Space Program Research Indicates Extraterrestrial Life Likely

November 17, 2013 in Technology, Top News

NASA SAM instrument suite

The Sample Analysis at Mars instrument suite, prior to its installation on the Curiosity rover. Source: NASA’s Goddard Space Flight Center.

Research findings by NASA scientists appear to raise the odds of confirming the existence of past life in the solar system, and of finding other biologically viable planets in the extended universe. NASA’s Curiosity rover has gathered soil materials from Mars that indicate at least a several percent presence of water by weight.

Curiosity is the first rover on Mars capable of gathering and processing rock and soil samples. Curiosity uses a Sample Analysis at Mars instrument suite (SAM), including gas chromatography, mass spectrometry and tunable laser spectrometry to identify chemical compounds and isotopic ratios capable of showing evidence of water, as well as at least trace levels of organic compounds.

Laurie Leshin, dean of the School of Science at Rensselaer Polytechnic Institute reported recently, “One of the most exciting results from this very first solid sample ingested by Curiosity is the high percentage of water in the soil.”

According to comments by Leshin and NASA reports in September, about two percent of the soil on the surface of Mars is made up of water.

A paper by the Mars Science Laboratory Science Team reports on the methodologies being used in the use of SAM instruments on Mars. It describes scientists using the Mars rover’s scoop to gather up dust, dirt and finely grained soil from a sandy area known as Rocknest. Researchers used SAM to heat the fine dust, dirt and soil to 1,535 degrees Fahrenheit. This revealed a compound containing chlorine and oxygen, as well as indicating the presence of carbonate materials, which form in the presence of water.

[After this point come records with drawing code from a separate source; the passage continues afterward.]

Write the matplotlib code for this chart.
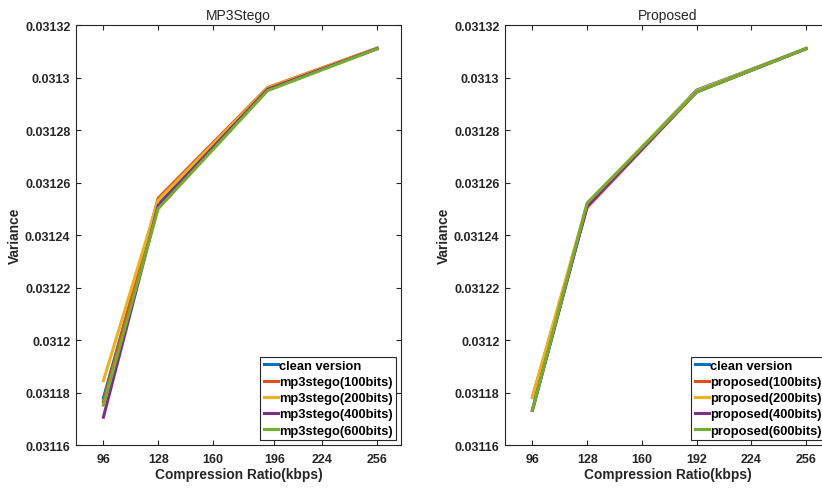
import matplotlib
matplotlib.use("Agg")
import matplotlib.pyplot as plt
from matplotlib.ticker import FuncFormatter

plt.rcParams['font.family'] = ['Liberation Sans', 'DejaVu Sans']

rates = [96, 128, 192, 256]
left_ticks = [96, 128, 160, 196, 224, 256]
right_ticks = [96, 128, 160, 192, 224, 256]
yticks = [0.03116, 0.03118, 0.0312, 0.03122, 0.03124, 0.03126, 0.03128, 0.0313, 0.03132]

left_labels = ["clean version", "mp3stego(100bits)", "mp3stego(200bits)",
               "mp3stego(400bits)", "mp3stego(600bits)"]
left_values = [
    [0.0311779, 0.0312522, 0.0312955, 0.0313110],
    [0.0311765, 0.0312540, 0.0312962, 0.0313112],
    [0.0311845, 0.0312532, 0.0312960, 0.0313111],
    [0.0311706, 0.0312512, 0.0312955, 0.0313110],
    [0.0311752, 0.0312500, 0.0312950, 0.0313109],
]

right_labels = ["clean version", "proposed(100bits)", "proposed(200bits)",
                "proposed(400bits)", "proposed(600bits)"]
right_values = [
    [0.0311733, 0.0312515, 0.0312952, 0.0313110],
    [0.0311782, 0.0312505, 0.0312945, 0.0313110],
    [0.0311782, 0.0312520, 0.0312950, 0.0313111],
    [0.0311733, 0.0312510, 0.0312945, 0.0313110],
    [0.0311733, 0.0312522, 0.0312945, 0.0313110],
]

colors = ['#0072BD', '#D95319', '#EDB120', '#7E2F8E', '#77AC30']

fig = plt.figure(figsize=(8.22, 4.89), dpi=100)
ax1 = fig.add_axes([0.0925, 0.0879, 0.3954, 0.8589])
ax2 = fig.add_axes([0.6144, 0.0879, 0.3954, 0.8589])

def fmt(v, pos):
    return f"{round(v, 6):g}"

for ax, vals, labels, xt, title in [
        (ax1, left_values, left_labels, left_ticks, "MP3Stego"),
        (ax2, right_values, right_labels, right_ticks, "Proposed")]:
    for v, lab, c in zip(vals, labels, colors):
        ax.plot(rates, v, color=c, lw=2.2, label=lab)
    ax.set_xlim(80, 270)
    ax.set_ylim(0.03116, 0.03132)
    ax.set_xticks(xt)
    ax.set_yticks(yticks)
    ax.yaxis.set_major_formatter(FuncFormatter(fmt))
    ax.tick_params(direction='in', length=3.5, width=0.8, colors='#262626',
                   top=True, right=True, labelsize=9)
    ax.tick_params(axis='x', pad=6)
    ax.tick_params(axis='y', pad=4)
    for lbl in ax.get_xticklabels() + ax.get_yticklabels():
        lbl.set_fontweight('bold')
    for s in ax.spines.values():
        s.set_color('#262626')
        s.set_linewidth(0.8)
    ax.set_xlabel("Compression Ratio(kbps)", fontsize=9.9, fontweight='bold', color='#262626', labelpad=1)
    ax.set_ylabel("Variance", fontsize=9.9, fontweight='bold', color='#262626', labelpad=2)
    ax.set_title(title, fontsize=10, color='#262626', pad=4)
    leg = ax.legend(loc='lower right', prop={'weight': 'bold', 'size': 9.3},
                    handlelength=1.1, handletextpad=0.1, labelspacing=0.32,
                    borderpad=0.25, borderaxespad=0.4, fancybox=False, framealpha=1)
    leg.get_frame().set_edgecolor('#262626')
    leg.get_frame().set_linewidth(0.8)

fig.savefig("out.png", dpi=100)
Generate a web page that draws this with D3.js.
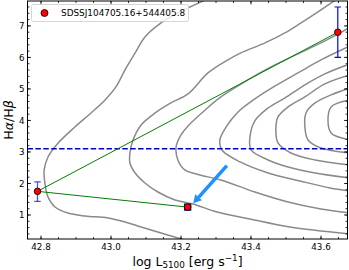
<!DOCTYPE html>
<html><head><meta charset="utf-8">
<script src="https://cdn.jsdelivr.net/npm/d3@7"></script>
<style>body{margin:0;background:#fff}svg{display:block}text{font-family:"DejaVu Sans",sans-serif}</style>
</head><body><svg id="c" width="349" height="270"></svg>
<script>
// ---- data ----
const xTicks = [42.8, 43.0, 43.2, 43.4, 43.6];
const yTicks = [1, 2, 3, 4, 5, 6, 7];
const legendLabel = "SDSSJ104705.16+544405.8";
const points = [ // logL, ratio, errLow, errHigh
  [42.79, 1.75, 0.32, 0.30],
  [43.219, 1.25, 0.06, 0.06],
  [43.648, 6.80, 0.80, 0.80]
];
const greenLinks = [[0, 2], [0, 1]];
const refLine = 3.1;
const arrowData = [[43.331, 2.565], [43.235, 1.371]];
const contour1 = [[43.289,7.92],[43.220,7.571],[43.191,7.413],[43.143,7.095],[43.097,6.651],[43.069,6.143],[43.040,5.603],[43.014,5.063],[42.983,4.651],[42.943,4.238],[42.897,3.794],[42.849,3.286],[42.820,2.841],[42.809,2.429],[42.811,2.016],[42.820,1.571],[42.840,1.254],[42.877,1.063],[42.926,0.968],[42.991,0.905],[43.040,0.778],[43.086,0.619],[43.143,0.429],[43.211,0.206]];
const contour2 = [[43.654,7.921],[43.600,7.508],[43.543,7.095],[43.497,6.778],[43.440,6.460],[43.371,6.143],[43.334,5.921],[43.277,5.508],[43.220,4.841],[43.171,4.556],[43.126,4.238],[43.086,3.857],[43.063,3.381],[43.054,2.968],[43.054,2.651],[43.069,2.333],[43.097,2.016],[43.134,1.730],[43.183,1.476],[43.234,1.349],[43.303,1.095],[43.397,0.873],[43.511,0.619],[43.683,0.397]];
const contour3 = [[43.689,7.0],[43.649,6.746],[43.600,6.460],[43.534,6.111],[43.457,5.698],[43.391,5.286],[43.314,4.746],[43.269,4.333],[43.220,3.825],[43.200,3.540],[43.186,3.159],[43.191,2.746],[43.211,2.429],[43.254,2.270],[43.314,2.111],[43.411,1.730],[43.506,1.413],[43.600,1.190],[43.683,1.063]];
const contour4 = [[43.683,6.365],[43.600,5.921],[43.534,5.508],[43.469,5.095],[43.411,4.683],[43.363,4.270],[43.329,3.794],[43.311,3.381],[43.317,3.063],[43.369,2.683],[43.449,2.333],[43.540,2.079],[43.626,1.857],[43.683,1.762]];
const contour5 = [[43.683,5.794],[43.611,5.476],[43.554,5.127],[43.497,4.714],[43.449,4.397],[43.411,3.984],[43.397,3.476],[43.400,3.063],[43.449,2.746],[43.506,2.524],[43.583,2.333],[43.683,2.175]];
const contour6 = [[43.683,5.444],[43.611,5.159],[43.554,4.746],[43.506,4.429],[43.477,4.111],[43.471,3.698],[43.477,3.286],[43.514,2.968],[43.583,2.746],[43.683,2.587]];
const contour7 = [[43.683,5.032],[43.629,4.810],[43.583,4.556],[43.557,4.238],[43.554,3.794],[43.563,3.381],[43.600,3.127],[43.683,2.968]];
const contour8 = [[43.683,4.651],[43.629,4.429],[43.620,4.016],[43.629,3.603],[43.683,3.381]];
const contours = [contour1, contour2, contour3, contour4, contour5, contour6, contour7, contour8];

// ---- layout ----
const L = 27.5, R = 347.5, T = 1, B = 239;
const x = d3.scaleLinear().domain([42.7614, 43.6757]).range([L, R]);
const y = d3.scaleLinear().domain([0.238, 7.79]).range([B, T]);
const svg = d3.select("#c");

svg.append("defs").append("clipPath").attr("id", "clip")
  .append("rect").attr("x", L).attr("y", T).attr("width", R - L).attr("height", B - T);
const g = svg.append("g").attr("clip-path", "url(#clip)");

const line = d3.line().x(d => x(d[0])).y(d => y(d[1])).curve(d3.curveCatmullRom.alpha(0.5));
g.selectAll("path.ct").data(contours).join("path").attr("class", "ct")
  .attr("d", line).attr("fill", "none").attr("stroke", "#8a8a8a").attr("stroke-width", 1.5);

g.append("line").attr("x1", L).attr("x2", R).attr("y1", y(refLine)).attr("y2", y(refLine))
  .attr("stroke", "#0000cc").attr("stroke-width", 1.4).attr("stroke-dasharray", "5.5,2.4");

g.selectAll("line.gl").data(greenLinks).join("line").attr("class", "gl")
  .attr("x1", d => x(points[d[0]][0])).attr("y1", d => y(points[d[0]][1]))
  .attr("x2", d => x(points[d[1]][0])).attr("y2", d => y(points[d[1]][1]))
  .attr("stroke", "#008000").attr("stroke-width", 1);

// arrow
{
  const [s, e] = arrowData;
  const x1 = x(s[0]), y1 = y(s[1]), x2 = x(e[0]), y2 = y(e[1]);
  const ang = Math.atan2(y2 - y1, x2 - x1);
  const hl = 8, hw = 4.5;
  const bx = x2 - hl * Math.cos(ang), by = y2 - hl * Math.sin(ang);
  g.append("line").attr("x1", x1).attr("y1", y1).attr("x2", bx).attr("y2", by)
    .attr("stroke", "#1e90ff").attr("stroke-width", 3.5);
  const px = -Math.sin(ang), py = Math.cos(ang);
  g.append("path").attr("d", `M${x2},${y2}L${bx + px * hw},${by + py * hw}L${bx - px * hw},${by - py * hw}Z`)
    .attr("fill", "#1e90ff");
}

// error bars and points
const eb = g.selectAll("g.eb").data(points).join("g").attr("class", "eb");
const ebCol = (d, i) => i === 0 ? "#4a4aff" : (i === 1 ? "#1a1a9a" : "#0000ff");
eb.append("line").attr("x1", d => x(d[0])).attr("x2", d => x(d[0]))
  .attr("y1", d => y(d[1] - d[2])).attr("y2", d => y(d[1] + d[3]))
  .attr("stroke", ebCol).attr("stroke-width", 1.2);
eb.append("line").attr("x1", d => x(d[0]) - 3.2).attr("x2", d => x(d[0]) + 3.2)
  .attr("y1", d => y(d[1] - d[2])).attr("y2", d => y(d[1] - d[2]))
  .attr("stroke", ebCol).attr("stroke-width", 1.2);
eb.append("line").attr("x1", d => x(d[0]) - 3.2).attr("x2", d => x(d[0]) + 3.2)
  .attr("y1", d => y(d[1] + d[3])).attr("y2", d => y(d[1] + d[3]))
  .attr("stroke", ebCol).attr("stroke-width", 1.2);
g.selectAll("rect.sq").data([points[1]]).join("rect").attr("class", "sq")
  .attr("x", d => x(d[0]) - 3.7).attr("y", d => y(d[1]) - 3.7).attr("width", 7.4).attr("height", 7.4)
  .attr("fill", "#1a1a9a");
g.selectAll("circle.pt").data(points).join("circle").attr("class", "pt")
  .attr("cx", d => x(d[0])).attr("cy", d => y(d[1])).attr("r", 3.3)
  .attr("fill", "#ff0000").attr("stroke", "#000").attr("stroke-width", 0.8);

// axes frame and ticks
const ax = svg.append("g");
ax.append("rect").attr("x", L).attr("y", T).attr("width", R - L).attr("height", B - T)
  .attr("fill", "none").attr("stroke", "#000").attr("stroke-width", 1);
const xMinor = d3.range(42.75, 43.70, 0.05).filter(v => v >= 42.7614 && v <= 43.6757);
const yMinor = d3.range(0.4, 7.8, 0.2).filter(v => v >= 0.238 && v <= 7.79);
function ticksX(vals, len) {
  vals.forEach(v => {
    ax.append("line").attr("x1", x(v)).attr("x2", x(v)).attr("y1", B).attr("y2", B - len).attr("stroke", "#000").attr("stroke-width", 0.8);
    ax.append("line").attr("x1", x(v)).attr("x2", x(v)).attr("y1", T).attr("y2", T + len).attr("stroke", "#000").attr("stroke-width", 0.8);
  });
}
function ticksY(vals, len) {
  vals.forEach(v => {
    ax.append("line").attr("y1", y(v)).attr("y2", y(v)).attr("x1", L).attr("x2", L + len).attr("stroke", "#000").attr("stroke-width", 0.8);
    ax.append("line").attr("y1", y(v)).attr("y2", y(v)).attr("x1", R).attr("x2", R - len).attr("stroke", "#000").attr("stroke-width", 0.8);
  });
}
ticksX(xMinor, 2); ticksX(xTicks, 3.5);
ticksY(yMinor, 2); ticksY(yTicks, 3.5);

ax.selectAll("text.xt").data(xTicks).join("text").attr("class", "xt")
  .attr("x", d => x(d)).attr("y", 249.5).attr("text-anchor", "middle").attr("font-size", 8.7)
  .text(d => d.toFixed(1));
ax.selectAll("text.yt").data(yTicks).join("text").attr("class", "yt")
  .attr("x", 24.5).attr("y", d => y(d) + 3.2).attr("text-anchor", "end").attr("font-size", 8.7)
  .text(d => d);

// axis labels
const xl = svg.append("text").attr("x", (L + R) / 2).attr("y", 265.5).attr("text-anchor", "middle").attr("font-size", 12.5);
xl.append("tspan").text("log L");
xl.append("tspan").attr("font-size", 8.8).attr("dy", 2.5).text("5100");
xl.append("tspan").attr("dy", -2.5).text(" [erg s");
xl.append("tspan").attr("font-size", 8.8).attr("dy", -5).text("\u22121");
xl.append("tspan").attr("dy", 5).text("]");

const yl = svg.append("text").attr("transform", `translate(12.5,${(T + B) / 2}) rotate(-90)`)
  .attr("text-anchor", "middle").attr("font-size", 12.5);
yl.append("tspan").text("H");
yl.append("tspan").attr("font-style", "italic").text("\u03b1");
yl.append("tspan").text("/H");
yl.append("tspan").attr("font-style", "italic").text("\u03b2");

// legend
const lg = svg.append("g");
lg.append("rect").attr("x", 31.5).attr("y", 4.5).attr("width", 157).attr("height", 17).attr("rx", 2)
  .attr("fill", "#fff").attr("fill-opacity", 0.8).attr("stroke", "#cccccc").attr("stroke-width", 0.8);
lg.append("circle").attr("cx", 44.5).attr("cy", 13).attr("r", 3.5).attr("fill", "#ff0000").attr("stroke", "#000").attr("stroke-width", 0.8);
lg.append("text").attr("x", 61).attr("y", 16.2).attr("font-size", 8.9).text(legendLabel);
</script></body></html>
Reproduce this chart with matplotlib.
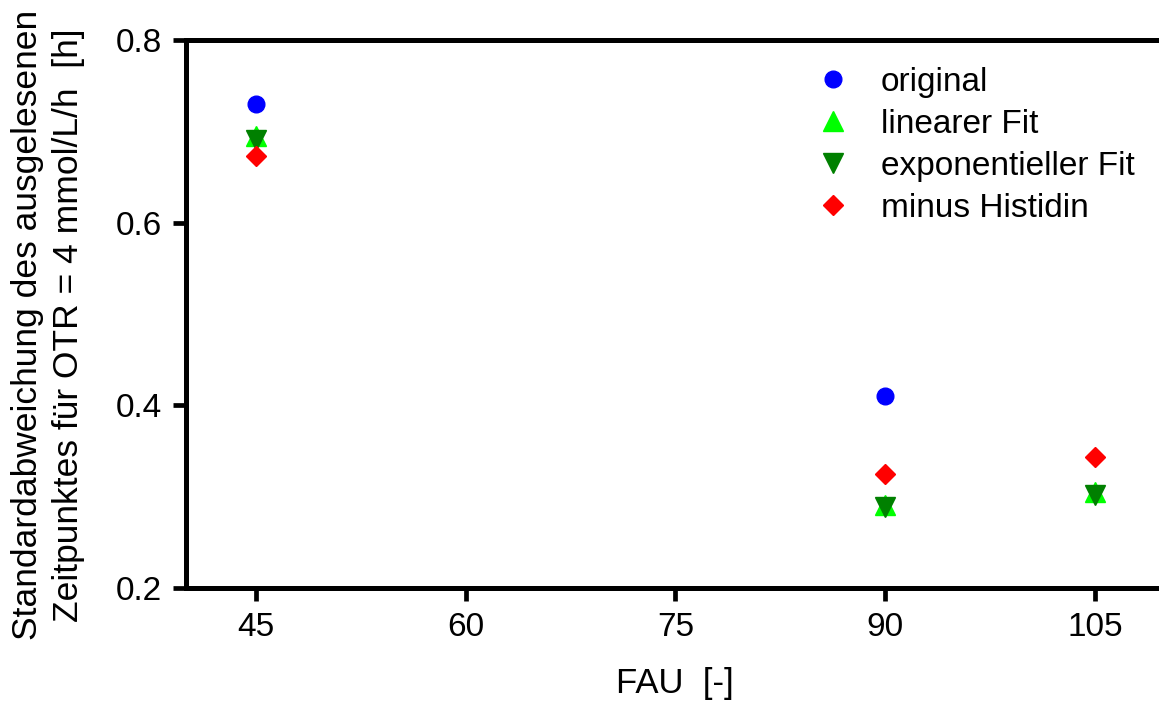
import matplotlib
matplotlib.use("Agg")
import matplotlib.pyplot as plt

plt.rcParams['font.family'] = ['Liberation Sans', 'DejaVu Sans']

# FAU levels and standard deviations of the read-off time point
fau = [45, 90, 105]
original = [0.730, 0.410, None]
linear_fit = [0.695, 0.291, 0.305]
exp_fit = [0.690, 0.289, 0.302]
minus_histidin = [0.673, 0.325, 0.343]

series_labels = ["original", "linearer Fit", "exponentieller Fit", "minus Histidin"]
x_ticks = [45, 60, 75, 90, 105]
y_ticks = [0.2, 0.4, 0.6, 0.8]

W, H = 1159, 704
fig = plt.figure(figsize=(W / 100, H / 100), dpi=100)
left, right, top, bottom = 186, 1165, 40, 588
ax = fig.add_axes([left / W, 1 - bottom / H, (right - left) / W, (bottom - top) / H])


def pts(xs, ys):
    pairs = [(x, y) for x, y in zip(xs, ys) if y is not None]
    return [p[0] for p in pairs], [p[1] for p in pairs]


x, y = pts(fau, original)
ax.plot(x, y, linestyle='none', marker='o', ms=12, color='#0000FF', label=series_labels[0])
x, y = pts(fau, linear_fit)
ax.plot(x, y, linestyle='none', marker='^', ms=14, color='#00FF00', label=series_labels[1])
x, y = pts(fau, exp_fit)
ax.plot(x, y, linestyle='none', marker='v', ms=14, color='#008000', label=series_labels[2])
x, y = pts(fau, minus_histidin)
ax.plot(x, y, linestyle='none', marker='D', ms=10.5, color='#FF0000', label=series_labels[3])

ax.set_xlim(40, 110)
ax.set_ylim(0.2, 0.8)
ax.set_xticks(x_ticks)
ax.set_yticks(y_ticks)
ax.set_xticklabels([str(v) for v in x_ticks])
ax.set_yticklabels([f"{v:.1f}" for v in y_ticks])

for side in ['left', 'top', 'bottom']:
    ax.spines[side].set_linewidth(3.6)
    ax.spines[side].set_capstyle('projecting')
ax.spines['right'].set_visible(False)
ax.tick_params(axis='both', direction='out', length=9.5, width=3.4,
               labelsize=24, pad=8, color='black')

fig.text(675 / W, 1 - 683 / H, "FAU  [-]", ha='center', va='center', fontsize=25)
fig.text(48 / W, 1 - 325 / H,
         "Standardabweichung des ausgelesenen\nZeitpunktes für OTR = 4 mmol/L/h  [h]",
         rotation=90, ha='center', va='center', fontsize=25.5,
         multialignment='center', linespacing=1.27)

leg = ax.legend(loc='upper left', bbox_to_anchor=(816 / W, 1 - 67 / H),
                bbox_transform=fig.transFigure, frameon=False, fontsize=24,
                handlelength=1.0, handletextpad=0.95, labelspacing=0.33,
                borderaxespad=0, borderpad=0)

fig.savefig("out.png", dpi=100)
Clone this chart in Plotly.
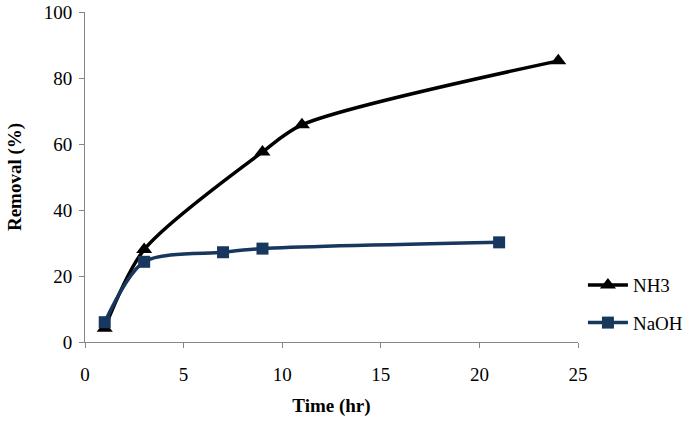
import plotly.graph_objects as go

nh3_time = [1, 3, 9, 11, 24]
nh3_removal = [4.2, 28, 57.6, 65.8, 85.2]
naoh_time = [1, 3, 7, 9, 21]
naoh_removal = [6, 24.3, 27.2, 28.3, 30.2]

x_ticks = [0, 5, 10, 15, 20, 25]
y_ticks = [0, 20, 40, 60, 80, 100]

font = "Liberation Serif"

fig = go.Figure()
fig.add_trace(go.Scatter(
    x=nh3_time, y=nh3_removal, name="NH3", mode="lines+markers",
    line=dict(color="#000000", width=3.5, shape="spline", smoothing=0.8),
    marker=dict(symbol="triangle-up", size=14, color="#000000"),
    cliponaxis=False, legendgroup="a"))
fig.add_trace(go.Scatter(
    x=naoh_time, y=naoh_removal, name="NaOH", mode="lines+markers",
    line=dict(color="#17375E", width=3.5, shape="spline", smoothing=0.8),
    marker=dict(symbol="square", size=12, color="#17375E"),
    cliponaxis=False, legendgroup="b"))

axis_common = dict(showline=True, linecolor="#868686", linewidth=1,
                   ticks="outside", ticklen=5, tickcolor="#868686",
                   showgrid=False, zeroline=False, automargin=False,
                   tickfont=dict(family=font, size=19, color="#000000"))

fig.update_layout(
    width=696, height=428,
    margin=dict(l=85, r=118, t=12, b=86, autoexpand=False),
    paper_bgcolor="white", plot_bgcolor="white",
    font=dict(family=font, size=19, color="#000000"),
    xaxis=dict(range=[0, 25], tickvals=x_ticks, ticklabelstandoff=10,
               title=dict(text="<b>Time (hr)</b>", font=dict(family=font, size=19), standoff=14),
               **axis_common),
    yaxis=dict(range=[0, 100], tickvals=y_ticks, ticklabelstandoff=3,
               title=dict(text="<b>Removal (%)</b>", font=dict(family=font, size=19), standoff=17),
               **axis_common),
    legend=dict(x=1.01, y=0.115, xanchor="left", yanchor="middle",
                font=dict(family=font, size=19), itemwidth=40,
                tracegroupgap=10, traceorder="grouped",
                bgcolor="rgba(0,0,0,0)"),
    showlegend=True,
)

fig.write_html("out.html")
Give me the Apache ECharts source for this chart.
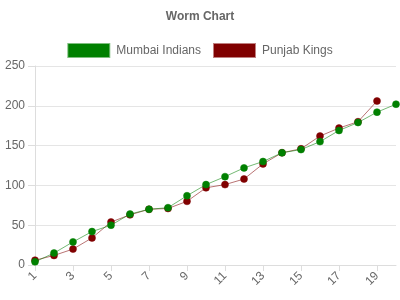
<!DOCTYPE html>
<html><head><meta charset="utf-8">
<script src="https://cdn.jsdelivr.net/npm/echarts@6/dist/echarts.min.js"></script>
<style>html,body{margin:0;padding:0;background:#fff}#c{width:400px;height:300px}</style>
</head><body><div id="c"></div>
<script>
const overs = ['1','2','3','4','5','6','7','8','9','10','11','12','13','14','15','16','17','18','19','20'];
const mumbai = [4,15,29,42,50,64,70,72,87,101,111,122,130,141,145,155,169,179,192,202];
const punjab = [6,12,20,34,54,63,70,71,80,97,101,108,127,141,146,162,172,180,206];
const yTicks = [0,50,100,150,200,250];
const chart = echarts.init(document.getElementById('c'));
chart.setOption({
  animation:false,
  textStyle:{fontFamily:'Liberation Sans, Arial, sans-serif'},
  title:{text:'Worm Chart',left:'center',top:6,textStyle:{fontSize:12,fontWeight:'bold',color:'#666'}},
  legend:{top:38,left:'center',itemWidth:41,itemHeight:13,itemGap:12,icon:'rect',
    textStyle:{fontSize:12,color:'#666',padding:[0,0,0,2]},
    data:['Mumbai Indians','Punjab Kings']},
  grid:{left:35,right:4,top:66,bottom:35},
  xAxis:{type:'category',boundaryGap:false,data:overs,
    axisLine:{lineStyle:{color:'#ddd'}},
    axisTick:{show:true,interval:1,lineStyle:{color:'#ddd'},length:6},
    axisLabel:{interval:1,rotate:45,color:'#666',fontSize:12,margin:9},
    splitLine:{show:false}},
  yAxis:{type:'value',min:yTicks[0],max:yTicks[yTicks.length-1],interval:50,
    axisLine:{show:true,lineStyle:{color:'#ddd'}},
    axisTick:{show:true,length:7,lineStyle:{color:'#ddd'}},
    axisLabel:{color:'#666',fontSize:12,margin:10},
    splitLine:{lineStyle:{color:'#e5e5e5'}}},
  series:[
    {name:'Mumbai Indians',type:'line',data:mumbai,symbol:'circle',symbolSize:7,
     itemStyle:{color:'#008000',borderColor:'rgba(0,128,0,0.5)',borderWidth:1},
     lineStyle:{color:'rgba(0,128,0,0.55)',width:1},z:3},
    {name:'Punjab Kings',type:'line',data:punjab,symbol:'circle',symbolSize:7,
     itemStyle:{color:'#800000',borderColor:'rgba(128,0,0,0.5)',borderWidth:1},
     lineStyle:{color:'rgba(128,0,0,0.55)',width:1},z:2}
  ]
});
</script></body></html>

NASA’s Kepler telescope program also has emerged with significant findings related to the search for life beyond earth. Monday, Nov. 4 marked an international gathering of scientists at NASA’s Ames Research Center in Moffett Field, Calif. to discuss new findings from the analysis of Kepler Space Telescope data. At that forum the Kepler team announced the discovery of 833 new candidate planets which may be habitable for life, coming to a total of 3,538 such planets. Of these, Kepler has confirmed at least five planets as habitable zones, two of these in a single solar system.

According to NASA, “Kepler’s mission is to determine what percentage of stars like the sun harbor small planets the approximate size and temperature of Earth. For four years, the space telescope simultaneously and continuously monitors the brightness of more than 150,000 stars, recording a measurement every 30 minutes. More than a year of the collected data remains to be fully reviewed and analyzed.”

Findings at this time appear to indicate high numbers of life-friendly planets in existence within the discernible universe. About 22 percent of sun-like stars in our own Milky Way galaxy alone are orbited by potentially habitable planets about the size of Earth. As many as two billion planets in a 12 light-year radius may be suitable for life.